The problem: Repeat the material below word for word and leave out all pictures.

Supplied data:
## begin

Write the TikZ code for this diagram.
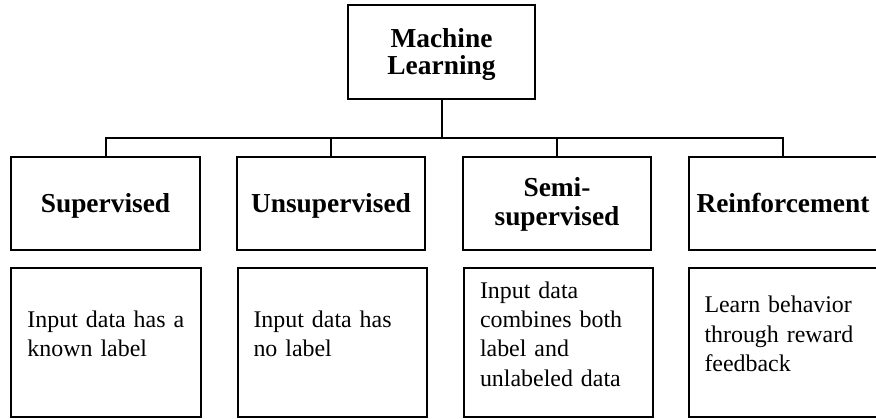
\documentclass[tikz,border=0pt]{standalone}
\usepackage{fontspec}
\setmainfont{Liberation Serif}
% invisible struts that fix the vertical placement of text inside boxes
\newcommand{\headstrut}[1]{\rule{0pt}{#1}}
\newcommand{\tailstrut}{\rule[-16bp]{0pt}{0pt}}
\begin{document}
\begin{tikzpicture}[x=1bp,y=-1bp,
  box/.style={draw=black, rectangle, line width=2bp, inner sep=0pt},
  head/.style={box, font=\bfseries\fontsize{27.5}{27.5}\selectfont, align=center},
  onehead/.style={head, text height=20bp, text depth=3bp},
  desc/.style={box, font=\fontsize{24}{29.5}\selectfont, align=left,
               inner xsep=16bp, text width=157bp, minimum height=149bp},
  link/.style={draw=black, line width=2bp}]
\useasboundingbox (0,0) rectangle (876,418);

% root
\node[head, minimum width=187bp, minimum height=94bp] (ml) at (441.5,52)
  {\headstrut{24bp}Machine\\Learning};

% categories
\node[onehead, minimum width=188bp, minimum height=93bp] (sup) at (105.5,203.5) {Supervised};
\node[onehead, minimum width=188bp, minimum height=93bp] (uns) at (331,203.5)   {Unsupervised};
\node[head, minimum width=188bp, minimum height=93bp, font=\bfseries\fontsize{27.5}{28.3}\selectfont]
  (semi) at (557,203.5) {\headstrut{21bp}Semi-\\supervised};
\node[onehead, minimum width=188bp, minimum height=93bp] (rein) at (783,203.5) {Reinforcement};

% descriptions
\node[desc] (dsup)  at (106,342)   {Input data has a\\known label\tailstrut};
\node[desc] (duns)  at (332,342)   {Input data has\\no label\tailstrut};
\node[desc] (dsemi) at (558.5,342) {Input data\\combines both\\label and\\unlabeled data\tailstrut};
\node[desc] (drein) at (783,342)   {Learn behavior\\through reward\\feedback\tailstrut};

% tree connectors
\coordinate (bar) at (0,138);
\draw[link] (ml.south) -- (ml.south |- bar);
\draw[link] (sup.north) -- (sup.north |- bar) -- (rein.north |- bar) -- (rein.north);
\draw[link] (uns.north) -- (uns.north |- bar);
\draw[link] (semi.north) -- (semi.north |- bar);
\end{tikzpicture}
\end{document}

## end

Reply to the exercise:
Write the TikZ code for this diagram.
\documentclass[tikz,border=0pt]{standalone}
\usepackage{fontspec}
\setmainfont{Liberation Serif}
% invisible struts that fix the vertical placement of text inside boxes
\newcommand{\headstrut}[1]{\rule{0pt}{#1}}
\newcommand{\tailstrut}{\rule[-16bp]{0pt}{0pt}}
\begin{document}
\begin{tikzpicture}[x=1bp,y=-1bp,
  box/.style={draw=black, rectangle, line width=2bp, inner sep=0pt},
  head/.style={box, font=\bfseries\fontsize{27.5}{27.5}\selectfont, align=center},
  onehead/.style={head, text height=20bp, text depth=3bp},
  desc/.style={box, font=\fontsize{24}{29.5}\selectfont, align=left,
               inner xsep=16bp, text width=157bp, minimum height=149bp},
  link/.style={draw=black, line width=2bp}]
\useasboundingbox (0,0) rectangle (876,418);

% root
\node[head, minimum width=187bp, minimum height=94bp] (ml) at (441.5,52)
  {\headstrut{24bp}Machine\\Learning};

% categories
\node[onehead, minimum width=188bp, minimum height=93bp] (sup) at (105.5,203.5) {Supervised};
\node[onehead, minimum width=188bp, minimum height=93bp] (uns) at (331,203.5)   {Unsupervised};
\node[head, minimum width=188bp, minimum height=93bp, font=\bfseries\fontsize{27.5}{28.3}\selectfont]
  (semi) at (557,203.5) {\headstrut{21bp}Semi-\\supervised};
\node[onehead, minimum width=188bp, minimum height=93bp] (rein) at (783,203.5) {Reinforcement};

% descriptions
\node[desc] (dsup)  at (106,342)   {Input data has a\\known label\tailstrut};
\node[desc] (duns)  at (332,342)   {Input data has\\no label\tailstrut};
\node[desc] (dsemi) at (558.5,342) {Input data\\combines both\\label and\\unlabeled data\tailstrut};
\node[desc] (drein) at (783,342)   {Learn behavior\\through reward\\feedback\tailstrut};

% tree connectors
\coordinate (bar) at (0,138);
\draw[link] (ml.south) -- (ml.south |- bar);
\draw[link] (sup.north) -- (sup.north |- bar) -- (rein.north |- bar) -- (rein.north);
\draw[link] (uns.north) -- (uns.north |- bar);
\draw[link] (semi.north) -- (semi.north |- bar);
\end{tikzpicture}
\end{document}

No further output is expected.